En proposant une analyse séquentielle des stratégies organisationnelles mises en oeuvre, nous avons identifié quatre types de stratégies à l’oeuvre dans les deux cas explorés : reconnaissance, rénovation, expansion et émancipation. S’il convient de les penser de manière solidaire, ces stratégies ne peuvent pas être mises sur le même plan : l’intérêt de la modélisation sous forme de continuum consiste à montrer que certaines sont mues par une position défensive de survie, là où d’autres tendent à positionner l’organisation de manière plus volontariste comme un acteur à part entière du jeu international.

Cette analyse en termes de stratégies n’en propose pas moins une nouvelle manière d’envisager le changement au sein des oi qui tienne compte des pressions imposées par l’environnement externe et interne de l’organisation sans occulter le rôle des acteurs. D’une part, elle permet de caractériser le sens, entendu à la fois comme direction et signification, pris par ce changement. D’autre part, elle met en évidence les capacités de ces dernières à s’adapter et à amorcer le changement. En effet, l’émancipation des oi par l’intermédiaire de leurs secrétariats respectifs constitue le trait saillant de la comparaison, émancipation qui semble prendre le pas sur l’objectif premier de survie de l’organisation et qui témoigne d’une dynamique de plus en plus proactive des oi vis-à-vis de leur environnement.

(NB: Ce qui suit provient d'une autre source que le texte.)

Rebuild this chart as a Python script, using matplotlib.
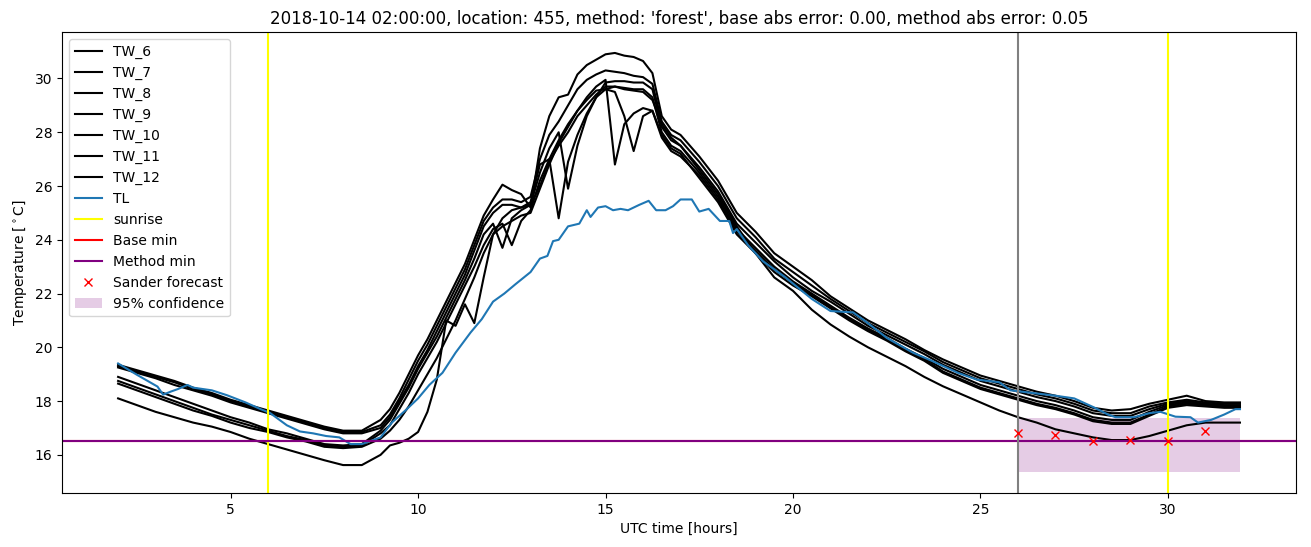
import matplotlib
matplotlib.use('Agg')
from matplotlib import pyplot as plt

# time axis of the TW series [hours]
hours = [2.0, 2.5, 3.0, 3.5, 4.0, 4.5, 5.0, 5.5, 6.0, 6.5, 7.0, 7.5, 8.0, 8.5, 9.0,
         9.25, 9.5, 9.75, 10.0, 10.25, 10.5, 10.75, 11.0, 11.25, 11.5, 11.75, 12.0,
         12.25, 12.5, 12.75, 13.0, 13.25, 13.5, 13.75, 14.0, 14.25, 14.5, 14.75, 15.0,
         15.25, 15.5, 15.75, 16.0, 16.25, 16.5, 16.75, 17.0,
         17.5, 18.0, 18.5, 19.0, 19.5, 20.0, 20.5, 21.0, 21.5, 22.0, 22.5, 23.0, 23.5,
         24.0, 24.5, 25.0, 25.5, 26.0, 26.5, 27.0, 27.5, 28.0, 28.5, 29.0, 29.5, 30.0,
         30.5, 31.0, 31.5, 31.92]

tw_6 = [19.35, 19.15, 18.95, 18.75, 18.5, 18.3, 18.05, 17.85, 17.65, 17.45, 17.25, 17.05, 16.9, 16.9, 17.3,
        17.7, 18.3, 19.0, 19.7, 20.3, 21.0, 21.7, 22.4, 23.1, 24.0, 24.9, 25.5, 26.05, 25.85, 25.7, 25.2,
        27.4, 28.6, 29.3, 29.4, 30.15, 30.5, 30.7, 30.9, 30.95, 30.85, 30.8, 30.65, 30.2, 28.6, 28.1, 27.9,
        27.1, 26.2, 25.0, 24.3, 23.5, 23.0, 22.5, 21.9, 21.45, 21.0, 20.65, 20.3, 19.9, 19.55, 19.25,
        18.95, 18.75, 18.55, 18.35, 18.2, 18.0, 17.75, 17.65, 17.7, 17.9, 18.05, 18.2, 18.0, 17.95, 17.95]
tw_7 = [19.3, 19.1, 18.9, 18.7, 18.45, 18.25, 18.0, 17.8, 17.6, 17.4, 17.2, 17.0, 16.85, 16.85, 17.1,
        17.5, 18.1, 18.8, 19.5, 20.1, 20.8, 21.5, 22.2, 22.9, 23.8, 24.7, 25.2, 25.5, 25.5, 25.4, 25.6,
        27.0, 27.9, 28.4, 29.0, 29.6, 29.95, 30.15, 30.3, 30.25, 30.2, 30.1, 30.05, 29.8, 28.4, 27.9, 27.7,
        26.9, 26.0, 24.8, 24.1, 23.3, 22.8, 22.3, 21.8, 21.35, 20.9, 20.55, 20.2, 19.85, 19.45, 19.15,
        18.85, 18.65, 18.45, 18.25, 18.1, 17.9, 17.65, 17.55, 17.55, 17.8, 17.95, 18.05, 17.95, 17.9, 17.9]
tw_8 = [19.25, 19.05, 18.85, 18.6, 18.4, 18.2, 17.95, 17.75, 17.55, 17.35, 17.15, 16.95, 16.8, 16.8, 17.0,
        17.4, 18.0, 18.6, 19.3, 19.9, 20.6, 21.3, 22.0, 22.7, 23.6, 24.5, 25.0, 25.3, 25.3, 25.2, 25.4,
        26.8, 27.0, 24.8, 26.9, 27.9, 28.7, 29.3, 29.85, 29.9, 29.9, 29.85, 29.85, 29.6, 28.2, 27.7, 27.5,
        26.7, 25.8, 24.6, 23.9, 23.2, 22.6, 22.1, 21.7, 21.25, 20.8, 20.45, 20.1, 19.75, 19.35, 19.05,
        18.75, 18.55, 18.35, 18.15, 18.0, 17.8, 17.55, 17.45, 17.45, 17.7, 17.9, 18.0, 17.9, 17.85, 17.85]
tw_9 = [18.9, 18.65, 18.4, 18.15, 17.9, 17.65, 17.4, 17.2, 16.95, 16.8, 16.6, 16.4, 16.35, 16.4, 16.9,
        17.3, 17.9, 18.5, 19.2, 19.8, 20.4, 21.1, 21.8, 22.5, 23.3, 24.2, 24.6, 23.7, 24.8, 25.1, 25.3,
        26.5, 27.4, 28.0, 25.9, 27.5, 28.6, 29.3, 29.6, 29.7, 29.65, 29.6, 29.6, 29.3, 28.0, 27.5, 27.3,
        26.5, 25.6, 24.4, 23.7, 23.0, 22.45, 22.0, 21.55, 21.1, 20.7, 20.35, 19.95, 19.6, 19.2, 18.9,
        18.6, 18.4, 18.2, 18.0, 17.85, 17.65, 17.4, 17.3, 17.3, 17.6, 17.85, 17.95, 17.85, 17.8, 17.8]
tw_10 = [18.75, 18.5, 18.25, 18.0, 17.75, 17.5, 17.3, 17.1, 16.9, 16.7, 16.55, 16.35, 16.3, 16.35, 16.8,
         17.1, 17.7, 18.3, 19.0, 19.6, 20.2, 20.9, 21.6, 22.3, 23.0, 23.8, 24.4, 24.6, 23.8, 24.7, 25.1,
         26.2, 27.0, 27.7, 28.3, 28.8, 29.3, 29.7, 29.95, 26.8, 28.3, 28.7, 28.9, 28.8, 27.8, 27.3, 27.1,
         26.4, 25.5, 24.3, 23.6, 22.9, 22.4, 21.95, 21.5, 21.05, 20.65, 20.3, 19.9, 19.55, 19.1, 18.8,
         18.5, 18.3, 18.1, 17.9, 17.75, 17.55, 17.3, 17.2, 17.2, 17.5, 17.8, 17.9, 17.85, 17.8, 17.8]
tw_11 = [18.65, 18.4, 18.15, 17.9, 17.65, 17.45, 17.2, 17.0, 16.85, 16.65, 16.5, 16.3, 16.25, 16.3, 16.6,
         16.9, 17.3, 17.8, 18.4, 19.0, 19.6, 20.3, 21.0, 21.8, 22.6, 23.5, 24.2, 24.5, 24.7, 24.9, 25.0,
         25.9, 26.8, 27.6, 28.2, 28.8, 29.2, 29.55, 29.6, 29.5, 28.6, 27.3, 28.6, 28.8, 27.9, 27.4, 27.2,
         26.3, 25.4, 24.2, 23.5, 22.8, 22.3, 21.9, 21.45, 21.0, 20.6, 20.25, 19.85, 19.5, 19.05, 18.75,
         18.45, 18.25, 18.05, 17.85, 17.7, 17.5, 17.25, 17.15, 17.15, 17.45, 17.75, 17.85, 17.8, 17.75, 17.75]
tw_12 = [18.1, 17.85, 17.6, 17.4, 17.2, 17.05, 16.85, 16.6, 16.4, 16.2, 16.0, 15.8, 15.62, 15.62, 16.0,
         16.35, 16.45, 16.6, 16.85, 17.6, 18.8, 21.0, 20.8, 21.6, 20.9, 22.6, 24.2, 24.8, 25.1, 25.2, 25.3,
         26.0, 26.9, 27.5, 28.0, 28.6, 29.0, 29.4, 29.7, 29.7, 29.6, 29.55, 29.5, 29.2, 28.3, 27.8, 27.5,
         26.6, 25.7, 24.5, 23.5, 22.6, 22.1, 21.4, 20.85, 20.4, 20.0, 19.65, 19.3, 18.9, 18.55, 18.25,
         17.95, 17.65, 17.4, 17.2, 16.95, 16.8, 16.65, 16.55, 16.55, 16.7, 16.9, 17.1, 17.2, 17.2, 17.2]

tw_names = ['TW_6', 'TW_7', 'TW_8', 'TW_9', 'TW_10', 'TW_11', 'TW_12']
tw_all = [tw_6, tw_7, tw_8, tw_9, tw_10, tw_11, tw_12]

# TL series has its own time stamps
tl_hours = [2.0, 2.5, 3.05, 3.2, 3.4, 3.6, 3.85, 4.0, 4.5, 4.9, 5.4, 5.8, 6.05, 6.5, 6.85, 7.2, 7.55,
            7.9, 8.2, 8.5, 8.8, 9.0, 9.3, 9.7, 10.0, 10.3, 10.65, 11.0, 11.4, 11.7, 12.0, 12.3, 12.6,
            13.0, 13.25, 13.45, 13.6, 13.75, 14.0, 14.3, 14.5, 14.6, 14.8, 15.0, 15.2, 15.4, 15.6, 15.9,
            16.15, 16.35, 16.6, 16.8, 17.0, 17.3, 17.5, 17.75, 18.05, 18.3, 18.4, 18.5, 18.8, 19.2, 19.5,
            19.8, 20.5, 21.0, 21.6, 21.95, 22.5, 23.2, 23.7, 24.4, 24.9, 25.5, 25.8, 26.4, 27.0, 27.5,
            28.05, 28.4, 28.6, 29.1, 29.5, 29.8, 30.2, 30.6, 30.8, 31.15, 31.5, 31.8, 31.92]
tl = [19.4, 18.98, 18.54, 18.24, 18.35, 18.45, 18.6, 18.5, 18.4, 18.22, 17.95, 17.7, 17.56, 17.1, 16.87,
      16.8, 16.7, 16.65, 16.4, 16.4, 16.55, 16.65, 17.2, 17.7, 18.1, 18.6, 19.05, 19.8, 20.55, 21.05,
      21.7, 22.0, 22.35, 22.8, 23.3, 23.4, 23.95, 24.0, 24.5, 24.6, 25.1, 24.85, 25.2, 25.25, 25.1,
      25.15, 25.1, 25.3, 25.45, 25.1, 25.1, 25.25, 25.5, 25.5, 25.05, 25.15, 24.7, 24.7, 24.25, 24.4,
      23.8, 23.2, 22.9, 22.6, 21.8, 21.35, 21.3, 20.95, 20.35, 19.8, 19.5, 19.05, 18.8, 18.7, 18.4,
      18.3, 18.2, 18.1, 17.75, 17.5, 17.4, 17.4, 17.55, 17.6, 17.42, 17.4, 17.2, 17.3, 17.5, 17.7, 17.7]

sunrise = [6, 30]
forecast_start = 26
base_min = 16.5
method_min = 16.5

sander_hours = [26, 27, 28, 29, 30, 31]
sander = [16.8, 16.75, 16.5, 16.55, 16.5, 16.9]

conf_hours = [26, 31.92]
conf_low = [15.36, 15.36]
conf_high = [17.38, 17.38]


fig, ax = plt.subplots(figsize=(13.11, 5.47), dpi=100)
fig.subplots_adjust(left=0.0473, right=0.9886, top=0.9415, bottom=0.0987)

for name, vals in zip(tw_names, tw_all):
    ax.plot(hours, vals, color='black', label=name)
ax.plot(tl_hours, tl, label='TL')

for i, h in enumerate(sunrise):
    ax.axvline(h, color='yellow', label='sunrise' if i == 0 else None)
ax.axhline(base_min, color='red', label='Base min')
ax.axhline(method_min, color='purple', label='Method min')
ax.axvline(forecast_start, color='grey')
ax.plot(sander_hours, sander, 'rx', label='Sander forecast')
ax.fill_between(conf_hours, conf_low, conf_high, color='purple', alpha=0.2,
                linewidth=0, label='95% confidence')

ax.set_title("2018-10-14 02:00:00, location: 455, method: 'forest', "
             "base abs error: 0.00, method abs error: 0.05")
ax.set_xlabel('UTC time [hours]')
ax.set_ylabel(r'Temperature [$^\circ$C]')
ax.legend(loc='upper left')

fig.savefig('out.png', dpi=100)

Pour compléter notre étude, une analyse plus détaillée de chacun de ces acteurs, en prenant en compte toute la profondeur historique nécessaire (en comparant notamment ces réformes avec des réformes antérieures) et en spécifiant les raisons qui ont poussé à la mise en oeuvre des stratégies évoquées permettrait d’élargir la réflexion lancée dans cet article.

S’il ne bouleverse pas le fonctionnement du système international en tant que tel, ce changement, tantôt rampant, tantôt revendiqué, à l’oeuvre dans et par les oi vient redéfinir le rôle et les interactions des acteurs qui le composent et renforcer la place des oi sur la scène internationale.